MMC’s changes are intended to enhance operational efficiencies and improve profitability, the company announced. They are the product of a comprehensive review of information technology, real estate, corporate functions, and operating company business processes.
MMC said its announced changes will “improve the ability of MMC’s operating companies to provide exceptional client service in the most efficient manner.
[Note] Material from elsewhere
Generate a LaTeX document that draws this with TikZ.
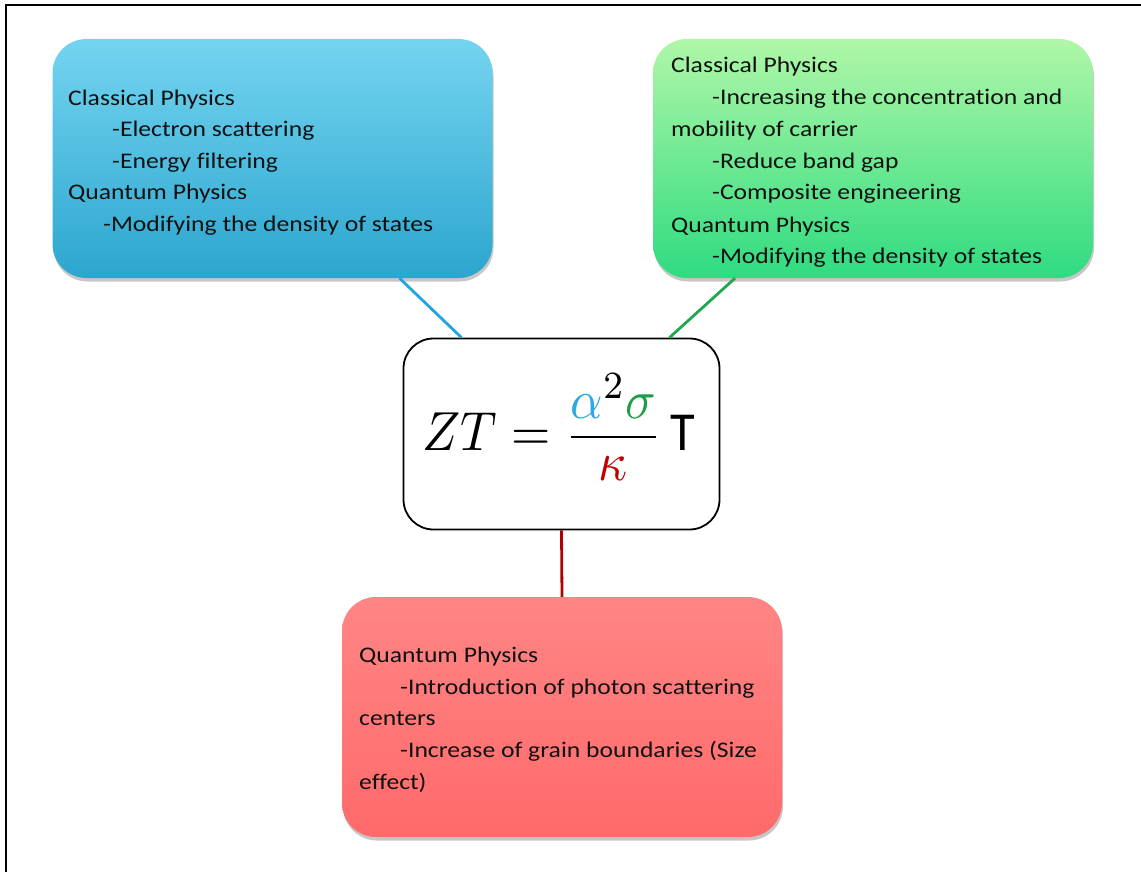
\documentclass[tikz,border=0pt]{standalone}
\usepackage{fontspec}
\setmainfont{Carlito}[FakeStretch=1.15, Ligatures=NoCommon]
\newfontfamily\plainsans{Carlito}
\usetikzlibrary{shadows,calc}
\definecolor{blueA}{HTML}{74D4F0}
\definecolor{blueB}{HTML}{2CA6CF}
\definecolor{greenA}{HTML}{B0F7A8}
\definecolor{greenB}{HTML}{2FDB80}
\definecolor{redA}{HTML}{FF8585}
\definecolor{redB}{HTML}{FF6A6A}
\definecolor{lnblue}{HTML}{1FA6E0}
\definecolor{lngreen}{HTML}{1FA850}
\definecolor{lnred}{HTML}{B00000}
\definecolor{malpha}{HTML}{2EA8E0}
\definecolor{msigma}{HTML}{1E9E4A}
\definecolor{mkappa}{HTML}{C00000}
\definecolor{txt}{HTML}{111111}
\tikzset{
  colbox/.style={rounded corners=34pt, inner sep=0pt, draw=none,
    drop shadow={shadow xshift=1pt, shadow yshift=-3.5pt, opacity=0.22, fill=black}},
  ln/.style={anchor=base west, inner sep=0pt, font=\fontsize{22.3}{26}\selectfont, text=txt},
  conn/.style={line width=2.8pt},
}
\begin{document}
\begin{tikzpicture}[x=1pt,y=-1pt]
\useasboundingbox (0,0) rectangle (1141,872);
\fill[white] (0,0) rectangle (1141,872);
\draw[line width=2pt] (6,872) -- (6,5) -- (1141,5);

% boxes
\node[colbox, top color=blueA, bottom color=blueB, minimum width=440pt, minimum height=239pt] (blue) at (272.5,158.5) {};
\node[colbox, top color=greenA, bottom color=greenB, minimum width=440pt, minimum height=239pt] (green) at (873,158.5) {};
\node[colbox, top color=redA, bottom color=redB, minimum width=440pt, minimum height=240pt] (red) at (562,717) {};
\node[rounded corners=30pt, draw=black, line width=1.8pt, fill=white, minimum width=316pt, minimum height=191pt, inner sep=0pt] (zt) at (561.5,434) {};

% connectors
\draw[conn, lnblue] ([xshift=127pt]blue.south) -- ([xshift=-100pt]zt.north);
\draw[conn, lngreen] ([xshift=-138pt]green.south) -- ([xshift=108pt]zt.north);
\draw[conn, lnred] (zt.south) -- (red.north);

% formula
\node[inner sep=0pt] (f) at (559,431) {\scalebox{5.05}[5.5]{$\displaystyle ZT=\frac{\raisebox{-0.9pt}{${\color{malpha}\alpha}^{2}{\color{msigma}\sigma}$}}{\raisebox{1.4pt}{${\color{mkappa}\kappa}$}}$\,{\plainsans T}}};

% blue text
\node[ln] (b1) at (68,106) {Classical Physics};
\node[ln] (b2) at (112,137) {-Electron scattering};
\node[ln] (b3) at (112,168) {-Energy filtering};
\node[ln] (b4) at (68,200) {Quantum Physics};
\node[ln] (b5) at (103,231) {-Modifying the density of states};

% green text
\node[ln] (g1) at (671,73) {Classical Physics};
\node[ln] (g2) at (712,105) {-Increasing the concentration and};
\node[ln] (g3) at (671,137) {mobility of carrier};
\node[ln] (g4) at (712,168) {-Reduce band gap};
\node[ln] (g5) at (712,200) {-Composite engineering};
\node[ln] (g6) at (671,232) {Quantum Physics};
\node[ln] (g7) at (712,263) {-Modifying the density of states};

% red text
\node[ln] (r1) at (359,662) {Quantum Physics};
\node[ln] (r2) at (400,694) {-Introduction of photon scattering};
\node[ln] (r3) at (359,725) {centers};
\node[ln] (r4) at (400,757) {-Increase of grain boundaries (Size};
\node[ln] (r5) at (359,789) {effect)};
\end{tikzpicture}
\end{document}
While these savings include managed attrition and staff reductions of approximately 750 currently identified positions, the majority of the savings will be achieved from more efficient processes.”
Company-wide changes in IT infrastructure include:
*establishing global centers for service, infrastructure, and network operations;
*improving procurement management; and
*consolidating key architecture, such as data centers and servers.
In addition to infrastructure initiatives, MMC expects additional savings from targeted profit enhancement initiatives and business process and organizational improvements at the operating company level. “Marsh and Mercer Human Resource Consulting are the MMC operating companies that will be affected most significantly by these actions,” the company announced.
MMC expects to record approximately 15% of the anticipated US$225 million in charges this year, approximately 55% in 2007, and 30% in 2008.
“Over the past two years, this management team has successfully achieved US$800 million in restructuring savings-on time and as promised,” Cherkasky said. “These past successes are evidence that the savings announced today can be delivered.”